> Directive
Output each line exactly as it appears, skipping any embedded picture.

> Material provided
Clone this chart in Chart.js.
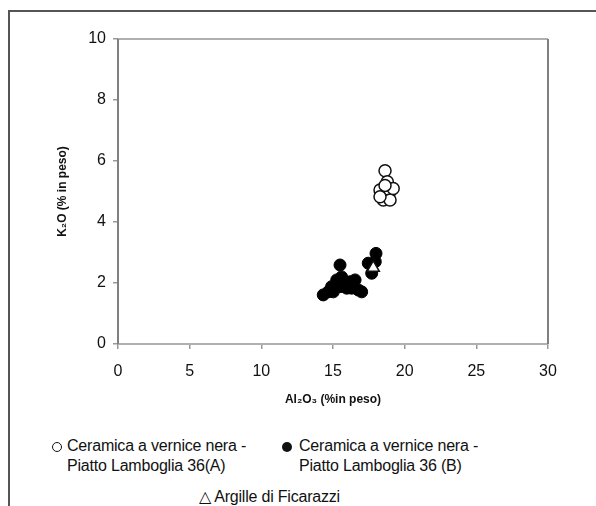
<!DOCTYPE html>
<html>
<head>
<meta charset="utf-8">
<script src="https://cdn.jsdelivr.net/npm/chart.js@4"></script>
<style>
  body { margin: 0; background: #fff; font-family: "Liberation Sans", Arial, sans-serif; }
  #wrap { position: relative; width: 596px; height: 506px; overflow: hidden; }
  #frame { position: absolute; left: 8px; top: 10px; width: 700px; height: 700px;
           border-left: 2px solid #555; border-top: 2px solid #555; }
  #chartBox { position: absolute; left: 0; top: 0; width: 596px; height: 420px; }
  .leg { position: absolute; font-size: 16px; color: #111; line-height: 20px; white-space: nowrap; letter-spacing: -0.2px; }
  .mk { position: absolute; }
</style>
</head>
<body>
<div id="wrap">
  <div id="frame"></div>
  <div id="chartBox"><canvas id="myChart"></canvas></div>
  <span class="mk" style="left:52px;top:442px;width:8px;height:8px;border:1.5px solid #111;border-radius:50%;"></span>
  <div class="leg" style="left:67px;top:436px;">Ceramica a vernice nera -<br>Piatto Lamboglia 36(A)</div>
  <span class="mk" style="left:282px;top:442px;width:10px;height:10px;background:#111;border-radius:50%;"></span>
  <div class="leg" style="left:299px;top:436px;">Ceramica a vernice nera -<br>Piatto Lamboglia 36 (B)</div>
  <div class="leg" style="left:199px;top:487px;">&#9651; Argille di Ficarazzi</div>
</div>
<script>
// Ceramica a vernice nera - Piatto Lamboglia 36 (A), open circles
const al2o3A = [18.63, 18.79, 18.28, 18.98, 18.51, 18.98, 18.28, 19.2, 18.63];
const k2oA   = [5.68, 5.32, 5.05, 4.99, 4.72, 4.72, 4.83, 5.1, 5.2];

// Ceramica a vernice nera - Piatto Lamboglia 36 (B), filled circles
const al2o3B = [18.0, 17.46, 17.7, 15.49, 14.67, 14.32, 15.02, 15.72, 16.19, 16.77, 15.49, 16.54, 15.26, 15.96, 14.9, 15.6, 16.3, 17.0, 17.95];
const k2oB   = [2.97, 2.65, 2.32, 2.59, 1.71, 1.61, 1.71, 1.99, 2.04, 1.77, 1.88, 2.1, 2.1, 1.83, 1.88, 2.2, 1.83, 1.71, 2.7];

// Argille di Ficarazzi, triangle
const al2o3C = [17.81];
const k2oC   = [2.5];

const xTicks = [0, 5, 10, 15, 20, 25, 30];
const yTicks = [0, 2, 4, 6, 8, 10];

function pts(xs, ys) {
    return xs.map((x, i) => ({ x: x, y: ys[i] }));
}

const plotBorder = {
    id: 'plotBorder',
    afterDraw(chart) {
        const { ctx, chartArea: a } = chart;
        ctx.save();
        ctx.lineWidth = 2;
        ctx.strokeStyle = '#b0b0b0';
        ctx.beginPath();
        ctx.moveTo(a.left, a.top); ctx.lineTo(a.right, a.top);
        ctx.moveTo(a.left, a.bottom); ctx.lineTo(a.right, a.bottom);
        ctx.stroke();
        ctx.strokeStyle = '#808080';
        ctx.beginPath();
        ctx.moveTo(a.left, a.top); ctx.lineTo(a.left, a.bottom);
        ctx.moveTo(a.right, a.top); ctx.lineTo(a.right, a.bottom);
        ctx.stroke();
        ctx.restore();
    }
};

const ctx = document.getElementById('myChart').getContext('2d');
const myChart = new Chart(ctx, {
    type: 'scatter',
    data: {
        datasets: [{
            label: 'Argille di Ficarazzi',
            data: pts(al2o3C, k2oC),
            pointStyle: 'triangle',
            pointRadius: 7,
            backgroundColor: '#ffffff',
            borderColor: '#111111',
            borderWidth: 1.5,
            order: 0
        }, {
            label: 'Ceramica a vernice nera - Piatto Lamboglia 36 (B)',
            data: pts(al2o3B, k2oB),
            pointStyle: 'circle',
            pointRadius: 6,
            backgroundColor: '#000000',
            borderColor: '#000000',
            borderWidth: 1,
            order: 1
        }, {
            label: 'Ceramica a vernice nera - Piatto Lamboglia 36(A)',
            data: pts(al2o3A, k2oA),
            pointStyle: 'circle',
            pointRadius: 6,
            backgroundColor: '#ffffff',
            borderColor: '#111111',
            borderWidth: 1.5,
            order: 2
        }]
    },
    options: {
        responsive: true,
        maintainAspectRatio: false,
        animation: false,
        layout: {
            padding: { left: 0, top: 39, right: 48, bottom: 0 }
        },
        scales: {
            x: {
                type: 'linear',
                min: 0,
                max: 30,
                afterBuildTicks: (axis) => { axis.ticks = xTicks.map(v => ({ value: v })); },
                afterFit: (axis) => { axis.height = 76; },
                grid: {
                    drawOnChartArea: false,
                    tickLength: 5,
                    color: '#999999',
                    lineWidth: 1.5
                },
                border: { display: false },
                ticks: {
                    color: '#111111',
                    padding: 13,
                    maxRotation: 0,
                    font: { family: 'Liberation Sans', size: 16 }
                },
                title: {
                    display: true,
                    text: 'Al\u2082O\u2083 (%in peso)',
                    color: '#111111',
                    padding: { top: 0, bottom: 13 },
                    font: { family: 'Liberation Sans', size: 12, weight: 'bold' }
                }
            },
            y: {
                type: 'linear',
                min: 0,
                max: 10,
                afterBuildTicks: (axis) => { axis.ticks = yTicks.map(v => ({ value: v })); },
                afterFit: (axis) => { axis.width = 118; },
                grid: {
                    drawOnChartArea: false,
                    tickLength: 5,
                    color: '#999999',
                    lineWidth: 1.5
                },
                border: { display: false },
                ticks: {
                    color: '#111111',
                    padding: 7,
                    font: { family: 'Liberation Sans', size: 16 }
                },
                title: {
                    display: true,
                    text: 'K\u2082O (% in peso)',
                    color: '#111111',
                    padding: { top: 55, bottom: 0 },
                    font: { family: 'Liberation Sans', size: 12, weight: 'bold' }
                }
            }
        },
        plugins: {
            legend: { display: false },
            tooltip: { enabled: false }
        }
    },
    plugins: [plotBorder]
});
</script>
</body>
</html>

> Answer
Clone this chart in Chart.js.
<!DOCTYPE html>
<html>
<head>
<meta charset="utf-8">
<script src="https://cdn.jsdelivr.net/npm/chart.js@4"></script>
<style>
  body { margin: 0; background: #fff; font-family: "Liberation Sans", Arial, sans-serif; }
  #wrap { position: relative; width: 596px; height: 506px; overflow: hidden; }
  #frame { position: absolute; left: 8px; top: 10px; width: 700px; height: 700px;
           border-left: 2px solid #555; border-top: 2px solid #555; }
  #chartBox { position: absolute; left: 0; top: 0; width: 596px; height: 420px; }
  .leg { position: absolute; font-size: 16px; color: #111; line-height: 20px; white-space: nowrap; letter-spacing: -0.2px; }
  .mk { position: absolute; }
</style>
</head>
<body>
<div id="wrap">
  <div id="frame"></div>
  <div id="chartBox"><canvas id="myChart"></canvas></div>
  <span class="mk" style="left:52px;top:442px;width:8px;height:8px;border:1.5px solid #111;border-radius:50%;"></span>
  <div class="leg" style="left:67px;top:436px;">Ceramica a vernice nera -<br>Piatto Lamboglia 36(A)</div>
  <span class="mk" style="left:282px;top:442px;width:10px;height:10px;background:#111;border-radius:50%;"></span>
  <div class="leg" style="left:299px;top:436px;">Ceramica a vernice nera -<br>Piatto Lamboglia 36 (B)</div>
  <div class="leg" style="left:199px;top:487px;">&#9651; Argille di Ficarazzi</div>
</div>
<script>
// Ceramica a vernice nera - Piatto Lamboglia 36 (A), open circles
const al2o3A = [18.63, 18.79, 18.28, 18.98, 18.51, 18.98, 18.28, 19.2, 18.63];
const k2oA   = [5.68, 5.32, 5.05, 4.99, 4.72, 4.72, 4.83, 5.1, 5.2];

// Ceramica a vernice nera - Piatto Lamboglia 36 (B), filled circles
const al2o3B = [18.0, 17.46, 17.7, 15.49, 14.67, 14.32, 15.02, 15.72, 16.19, 16.77, 15.49, 16.54, 15.26, 15.96, 14.9, 15.6, 16.3, 17.0, 17.95];
const k2oB   = [2.97, 2.65, 2.32, 2.59, 1.71, 1.61, 1.71, 1.99, 2.04, 1.77, 1.88, 2.1, 2.1, 1.83, 1.88, 2.2, 1.83, 1.71, 2.7];

// Argille di Ficarazzi, triangle
const al2o3C = [17.81];
const k2oC   = [2.5];

const xTicks = [0, 5, 10, 15, 20, 25, 30];
const yTicks = [0, 2, 4, 6, 8, 10];

function pts(xs, ys) {
    return xs.map((x, i) => ({ x: x, y: ys[i] }));
}

const plotBorder = {
    id: 'plotBorder',
    afterDraw(chart) {
        const { ctx, chartArea: a } = chart;
        ctx.save();
        ctx.lineWidth = 2;
        ctx.strokeStyle = '#b0b0b0';
        ctx.beginPath();
        ctx.moveTo(a.left, a.top); ctx.lineTo(a.right, a.top);
        ctx.moveTo(a.left, a.bottom); ctx.lineTo(a.right, a.bottom);
        ctx.stroke();
        ctx.strokeStyle = '#808080';
        ctx.beginPath();
        ctx.moveTo(a.left, a.top); ctx.lineTo(a.left, a.bottom);
        ctx.moveTo(a.right, a.top); ctx.lineTo(a.right, a.bottom);
        ctx.stroke();
        ctx.restore();
    }
};

const ctx = document.getElementById('myChart').getContext('2d');
const myChart = new Chart(ctx, {
    type: 'scatter',
    data: {
        datasets: [{
            label: 'Argille di Ficarazzi',
            data: pts(al2o3C, k2oC),
            pointStyle: 'triangle',
            pointRadius: 7,
            backgroundColor: '#ffffff',
            borderColor: '#111111',
            borderWidth: 1.5,
            order: 0
        }, {
            label: 'Ceramica a vernice nera - Piatto Lamboglia 36 (B)',
            data: pts(al2o3B, k2oB),
            pointStyle: 'circle',
            pointRadius: 6,
            backgroundColor: '#000000',
            borderColor: '#000000',
            borderWidth: 1,
            order: 1
        }, {
            label: 'Ceramica a vernice nera - Piatto Lamboglia 36(A)',
            data: pts(al2o3A, k2oA),
            pointStyle: 'circle',
            pointRadius: 6,
            backgroundColor: '#ffffff',
            borderColor: '#111111',
            borderWidth: 1.5,
            order: 2
        }]
    },
    options: {
        responsive: true,
        maintainAspectRatio: false,
        animation: false,
        layout: {
            padding: { left: 0, top: 39, right: 48, bottom: 0 }
        },
        scales: {
            x: {
                type: 'linear',
                min: 0,
                max: 30,
                afterBuildTicks: (axis) => { axis.ticks = xTicks.map(v => ({ value: v })); },
                afterFit: (axis) => { axis.height = 76; },
                grid: {
                    drawOnChartArea: false,
                    tickLength: 5,
                    color: '#999999',
                    lineWidth: 1.5
                },
                border: { display: false },
                ticks: {
                    color: '#111111',
                    padding: 13,
                    maxRotation: 0,
                    font: { family: 'Liberation Sans', size: 16 }
                },
                title: {
                    display: true,
                    text: 'Al\u2082O\u2083 (%in peso)',
                    color: '#111111',
                    padding: { top: 0, bottom: 13 },
                    font: { family: 'Liberation Sans', size: 12, weight: 'bold' }
                }
            },
            y: {
                type: 'linear',
                min: 0,
                max: 10,
                afterBuildTicks: (axis) => { axis.ticks = yTicks.map(v => ({ value: v })); },
                afterFit: (axis) => { axis.width = 118; },
                grid: {
                    drawOnChartArea: false,
                    tickLength: 5,
                    color: '#999999',
                    lineWidth: 1.5
                },
                border: { display: false },
                ticks: {
                    color: '#111111',
                    padding: 7,
                    font: { family: 'Liberation Sans', size: 16 }
                },
                title: {
                    display: true,
                    text: 'K\u2082O (% in peso)',
                    color: '#111111',
                    padding: { top: 55, bottom: 0 },
                    font: { family: 'Liberation Sans', size: 12, weight: 'bold' }
                }
            }
        },
        plugins: {
            legend: { display: false },
            tooltip: { enabled: false }
        }
    },
    plugins: [plotBorder]
});
</script>
</body>
</html>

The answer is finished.